The BED wiggle input format is the most inefficient input format for wiggle tracks. For each definition line the number of data pointes created is chromEnd-chromStart which can add up rapidly to the 300,000,000 data point input limit to wiggle custom tracks.

In many cases the variableStep and fixedStep formats are sufficient to display the same data that may have been encoded in the BED format.

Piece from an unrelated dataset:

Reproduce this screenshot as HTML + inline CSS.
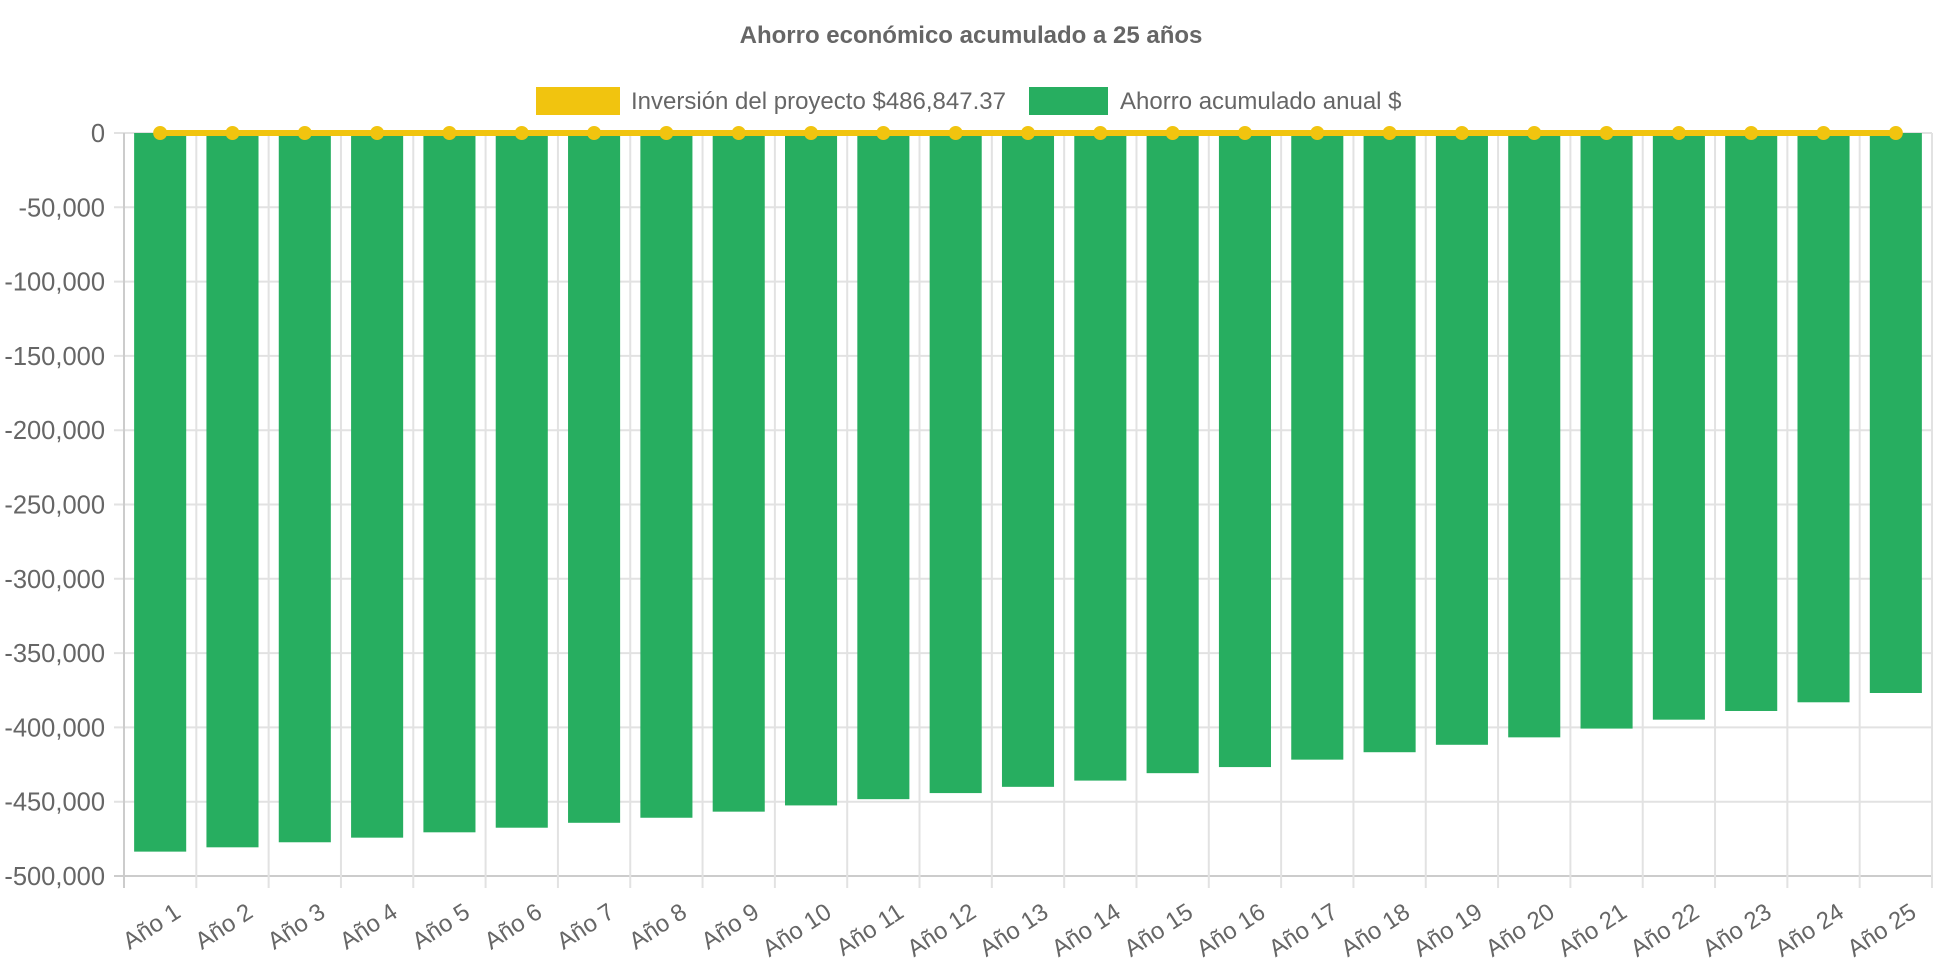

If the BED formatted data has a consistent data item size, say for example 400 bases for each data line, it can be converted to a variableStep format with this simple script:

#!/bin/sh

SPAN=400
S=inputFile.BED.format.txt
R=outputFile.variableStep.format.txt
rm -f ${R}
head -45 ${S} | egrep "^browser|^track" > ${R}
grep "^chr" ${S} | cut -f1 | sort -u > chr.list
cat chr.list | while read C
do
    echo "variableStep chrom=${C} span=${SPAN}" >> ${R}
    awk '{if (match($1,"^'"${C}"'$")) { print } }' ${S} | sort -k2n | awk '
{
    printf "%d\t%g\n", $2+1, $4
}
' >> ${R}
done

This assumes there is a single track definition in this file: inputFile.BED.format.txt and the BED items were properly specified as zero-relative half-open coordinates, where base position 1 of chr4 for example would be specified as: chr4 0 1. The coordinate system for variableStep and fixedStep input formats is one-relative coordinates where base position 1 of a chromosome is specified as 1.

This would convert a BED format line, for example:

chr4  399  800 3.14159

which occupies 400 data points in the internal representation of the wiggle data, to the variableStep format:

variableStep chrom=chr4 span=400
400  3.14159

which occupies a single data point in the internal representation of the wiggle data.